Abstract The dynamical processes that drive intraseasonal equatorial atmospheric angular momentum (EAAM) fluctuations are examined with the National Centers for Environmental Prediction–National Center for Atmospheric Research (NCEP–NCAR) reanalysis data. The primary methodology involves the regression of relevant variables including the equatorial bulge, mountain, and friction torques, surface pressure, streamfunction, and outgoing longwave radiation, against the time derivative of the two components and the amplitude of the EAAM vector. The results indicate that the observed 10-day westward rotation of the EAAM vector corresponds to the propagation of a zonal wavenumber-1, antisymmetric, Rossby wave normal mode.

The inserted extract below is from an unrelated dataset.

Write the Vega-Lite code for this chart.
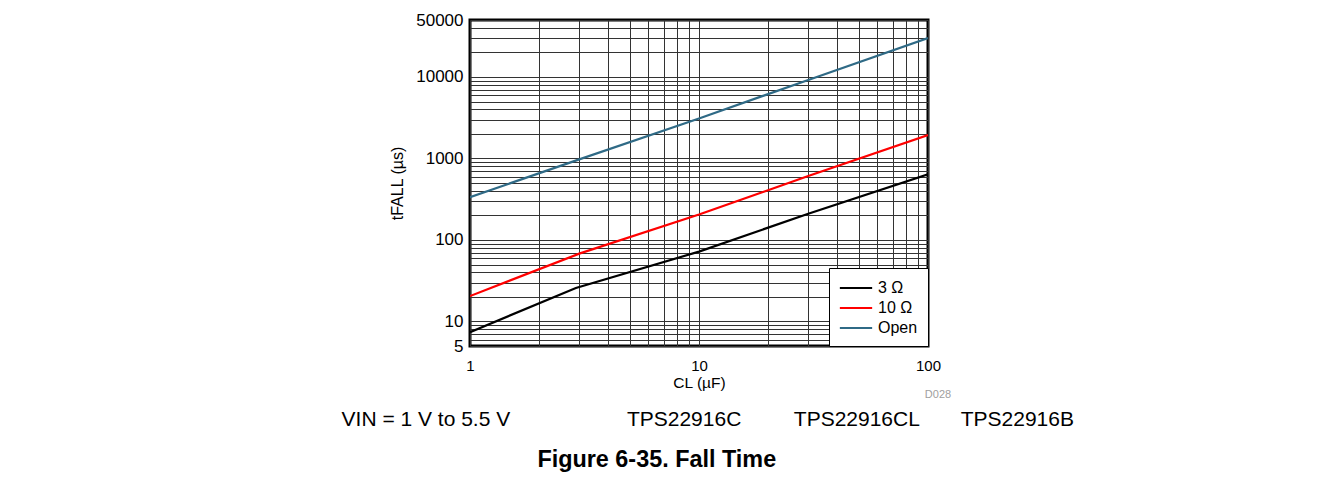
{
  "$schema": "https://vega.github.io/schema/vega-lite/v6.json",
  "width": 458,
  "height": 326,
  "autosize": {"type": "none"},
  "padding": {"left": 470, "top": 20, "right": 404, "bottom": 134},
  "background": "white",
  "config": {
    "font": "Liberation Sans",
    "view": {"stroke": "black", "strokeWidth": 3}
  },
  "title": {
    "text": "\u200b\u00a0\u00a0\u00a0VIN = 1 V to 5.5 V\u00a0\u00a0\u00a0\u00a0\u00a0\u00a0\u00a0\u00a0\u00a0\u00a0\u00a0\u00a0\u00a0\u00a0\u00a0\u00a0\u00a0\u00a0\u00a0\u00a0TPS22916C\u00a0\u00a0\u00a0\u00a0\u00a0\u00a0\u00a0\u00a0\u00a0TPS22916CL\u00a0\u00a0\u00a0\u00a0\u00a0\u00a0\u00a0TPS22916B",
    "subtitle": "Figure 6-35. Fall Time\u00a0\u00a0\u00a0\u00a0\u00a0\u00a0\u00a0\u00a0\u00a0\u00a0\u00a0\u00a0\u00a0\u200b",
    "orient": "bottom",
    "anchor": "middle",
    "frame": "group",
    "fontSize": 21,
    "fontWeight": "normal",
    "color": "black",
    "subtitleFontSize": 23.4,
    "subtitleFontWeight": "bold",
    "subtitleColor": "black",
    "subtitlePadding": 19,
    "offset": 9
  },
  "layer": [
    {
      "data": {
        "values": [
          {"C": 1, "t": 7.4, "series": "3 Ω"},
          {"C": 2.9, "t": 25.7, "series": "3 Ω"},
          {"C": 10, "t": 72, "series": "3 Ω"},
          {"C": 30, "t": 210, "series": "3 Ω"},
          {"C": 100, "t": 640, "series": "3 Ω"},
          {"C": 1, "t": 20.5, "series": "10 Ω"},
          {"C": 3, "t": 68, "series": "10 Ω"},
          {"C": 10, "t": 205, "series": "10 Ω"},
          {"C": 30, "t": 610, "series": "10 Ω"},
          {"C": 100, "t": 1940, "series": "10 Ω"},
          {"C": 1, "t": 335, "series": "Open"},
          {"C": 3, "t": 975, "series": "Open"},
          {"C": 10, "t": 3100, "series": "Open"},
          {"C": 30, "t": 9200, "series": "Open"},
          {"C": 100, "t": 30000, "series": "Open"}
        ]
      },
      "mark": {"type": "line", "strokeWidth": 2.2, "clip": true},
      "encoding": {
        "x": {
          "field": "C",
          "type": "quantitative",
          "scale": {"type": "log", "domain": [1, 100], "nice": false},
          "axis": {
            "values": [1, 2, 3, 4, 5, 6, 7, 8, 9, 10, 20, 30, 40, 50, 60, 70, 80, 90, 100],
            "format": "d",
            "labelExpr": "datum.value == 1 || datum.value == 10 || datum.value == 100 ? datum.label : ''",
            "title": "CL (µF)",
            "grid": true,
            "gridColor": "#333333",
            "gridOpacity": 1,
            "gridWidth": 1,
            "ticks": false,
            "tickSize": 0,
            "domain": false,
            "labelFontSize": 15,
            "labelColor": "black",
            "labelPadding": 12,
            "labelOverlap": false,
            "labelFlush": false,
            "titleFontSize": 15.5,
            "titleFontWeight": "normal",
            "titleColor": "black",
            "titlePadding": 2
          }
        },
        "y": {
          "field": "t",
          "type": "quantitative",
          "scale": {"type": "log", "domain": [5, 50000], "nice": false},
          "axis": {
            "values": [5, 6, 7, 8, 9, 10, 20, 30, 40, 50, 60, 70, 80, 90, 100, 200, 300, 400, 500, 600, 700, 800, 900, 1000, 2000, 3000, 4000, 5000, 6000, 7000, 8000, 9000, 10000, 20000, 30000, 40000, 50000],
            "format": "d",
            "labelExpr": "indexof([5, 10, 100, 1000, 10000, 50000], datum.value) >= 0 ? datum.label : ''",
            "title": "tFALL (µs)",
            "grid": true,
            "gridColor": "#333333",
            "gridOpacity": 1,
            "gridWidth": 1,
            "ticks": false,
            "tickSize": 0,
            "domain": false,
            "labelFontSize": 17,
            "labelColor": "black",
            "labelPadding": 7,
            "labelOverlap": false,
            "labelFlush": false,
            "titleFontSize": 16,
            "titleFontWeight": "normal",
            "titleColor": "black",
            "titlePadding": 10
          }
        },
        "color": {
          "field": "series",
          "type": "nominal",
          "sort": ["3 Ω", "10 Ω", "Open"],
          "scale": {"domain": ["3 Ω", "10 Ω", "Open"], "range": ["#000000", "#ff0000", "#2f6a86"]},
          "legend": {
            "orient": "bottom-right",
            "offset": 0,
            "title": null,
            "symbolType": "M-1.9,0L1.9,0",
            "symbolSize": 289,
            "symbolStrokeWidth": 2.2,
            "symbolOffset": 7,
            "labelOffset": 12,
            "labelFontSize": 16,
            "labelColor": "black",
            "strokeColor": "black",
            "fillColor": "white",
            "padding": 10,
            "rowPadding": 2
          }
        }
      }
    },
    {
      "data": {"values": [{"label": "D028"}]},
      "mark": {"type": "text", "color": "#a0a0a0", "fontSize": 11, "dx": 10, "dy": 49, "align": "center"},
      "encoding": {
        "x": {"datum": 100},
        "y": {"datum": 5},
        "text": {"field": "label", "type": "nominal"}
      }
    }
  ]
}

Additional findings suggest that fluctuations in the amplitude of the EAAM vector are driven by poleward-propagating Rossby waves excited by the latent heating within equatorial mixed Rossby–gravity waves and also by wave–wave interaction among planetary waves. Both of these processes can induce surface pressure anomalies that amplify the EAAM vector via the equatorial bulge torque. The Antarctic and Greenland mountain torques were found to drive large fluctuations in the amplitude of the EAAM vector. Both the friction torque and wave–zonal-mean flow interaction were shown to dampen the EAAM amplitude fluctuations. A comparison of the EAAM dynamics in the atmosphere with that in an aquaplanet GCM suggests that the mountain torque also drives fluctuations in the phase speed of the atmospheric wave field associated with the EAAM vector, and it confines the wave–wave interaction to planetary scales.